• [WHAT YOU HAVE TO DO]: Your task is to repeat all of the data exactly while excluding the pictures.

• [DATA SEGMENT]:
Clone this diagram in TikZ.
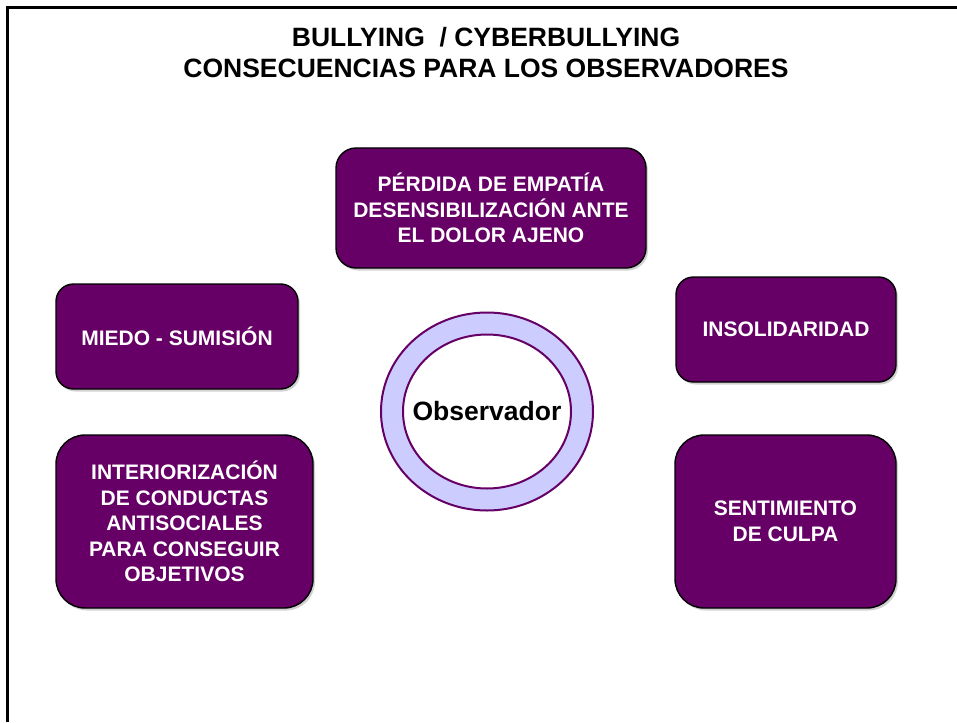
\documentclass[tikz,border=0pt]{standalone}
\usepackage{fontspec}
\setmainfont{Liberation Sans}
\usetikzlibrary{shapes.geometric,shadows}
\definecolor{plum}{HTML}{660066}
\definecolor{lav}{HTML}{CCCCFF}
\tikzset{
  box/.style={draw=black, line width=1.4pt, fill=plum, text=white,
    font=\fontsize{21}{25.5}\selectfont\bfseries, align=center, inner sep=0pt,
    drop shadow={shadow xshift=2pt, shadow yshift=-2.5pt, opacity=0.35}},
  ring/.style={ellipse, draw=plum, line width=2pt, inner sep=0pt},
  titletext/.style={font=\fontsize{26.5}{31}\selectfont\bfseries, align=center}
}
\begin{document}
\begin{tikzpicture}[x=1pt,y=-1pt]
\useasboundingbox (0,0) rectangle (957,722);
\fill[white] (0,0) rectangle (957,722);
\coordinate (fb) at (7.5,722);
\coordinate (fc) at (7.5,7.5);
\coordinate (fr) at (957,7.5);
\draw[line width=3pt] (fb) -- (fc) -- (fr);
\node[titletext] (title) at (486,52.5) {BULLYING\ \ / CYBERBULLYING\\CONSECUENCIAS PARA LOS OBSERVADORES};
\node[box, rounded corners=20pt, minimum width=310pt, minimum height=120pt] (top) at (491,208)
  {PÉRDIDA DE EMPATÍA\\DESENSIBILIZACIÓN ANTE\\EL DOLOR AJENO};
\node[box, rounded corners=17.5pt, minimum width=242pt, minimum height=105pt] (miedo) at (177,336.5)
  {MIEDO - SUMISIÓN};
\node[box, rounded corners=17.5pt, minimum width=220pt, minimum height=105pt] (insol) at (786,329.5)
  {INSOLIDARIDAD};
\node[box, rounded corners=29pt, minimum width=257pt, minimum height=173pt] (inter) at (184.5,521.5)
  {INTERIORIZACIÓN\\DE CONDUCTAS\\ANTISOCIALES\\PARA CONSEGUIR\\OBJETIVOS};
\node[box, rounded corners=29pt, minimum width=221pt, minimum height=173pt] (sent) at (785.5,521.5)
  {SENTIMIENTO\\DE CULPA};
\node[ring, fill=lav, minimum width=212pt, minimum height=198pt] (outer) at (487,411.5) {};
\node[ring, fill=white, minimum width=168pt, minimum height=154pt] (inner) at (outer.center) {};
\node[font=\fontsize{26.5}{30}\selectfont\bfseries] (obs) at (487,411) {Observador};
\end{tikzpicture}
\end{document}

• [WRITTEN SOLUTION]:
Clone this diagram in TikZ.
\documentclass[tikz,border=0pt]{standalone}
\usepackage{fontspec}
\setmainfont{Liberation Sans}
\usetikzlibrary{shapes.geometric,shadows}
\definecolor{plum}{HTML}{660066}
\definecolor{lav}{HTML}{CCCCFF}
\tikzset{
  box/.style={draw=black, line width=1.4pt, fill=plum, text=white,
    font=\fontsize{21}{25.5}\selectfont\bfseries, align=center, inner sep=0pt,
    drop shadow={shadow xshift=2pt, shadow yshift=-2.5pt, opacity=0.35}},
  ring/.style={ellipse, draw=plum, line width=2pt, inner sep=0pt},
  titletext/.style={font=\fontsize{26.5}{31}\selectfont\bfseries, align=center}
}
\begin{document}
\begin{tikzpicture}[x=1pt,y=-1pt]
\useasboundingbox (0,0) rectangle (957,722);
\fill[white] (0,0) rectangle (957,722);
\coordinate (fb) at (7.5,722);
\coordinate (fc) at (7.5,7.5);
\coordinate (fr) at (957,7.5);
\draw[line width=3pt] (fb) -- (fc) -- (fr);
\node[titletext] (title) at (486,52.5) {BULLYING\ \ / CYBERBULLYING\\CONSECUENCIAS PARA LOS OBSERVADORES};
\node[box, rounded corners=20pt, minimum width=310pt, minimum height=120pt] (top) at (491,208)
  {PÉRDIDA DE EMPATÍA\\DESENSIBILIZACIÓN ANTE\\EL DOLOR AJENO};
\node[box, rounded corners=17.5pt, minimum width=242pt, minimum height=105pt] (miedo) at (177,336.5)
  {MIEDO - SUMISIÓN};
\node[box, rounded corners=17.5pt, minimum width=220pt, minimum height=105pt] (insol) at (786,329.5)
  {INSOLIDARIDAD};
\node[box, rounded corners=29pt, minimum width=257pt, minimum height=173pt] (inter) at (184.5,521.5)
  {INTERIORIZACIÓN\\DE CONDUCTAS\\ANTISOCIALES\\PARA CONSEGUIR\\OBJETIVOS};
\node[box, rounded corners=29pt, minimum width=221pt, minimum height=173pt] (sent) at (785.5,521.5)
  {SENTIMIENTO\\DE CULPA};
\node[ring, fill=lav, minimum width=212pt, minimum height=198pt] (outer) at (487,411.5) {};
\node[ring, fill=white, minimum width=168pt, minimum height=154pt] (inner) at (outer.center) {};
\node[font=\fontsize{26.5}{30}\selectfont\bfseries] (obs) at (487,411) {Observador};
\end{tikzpicture}
\end{document}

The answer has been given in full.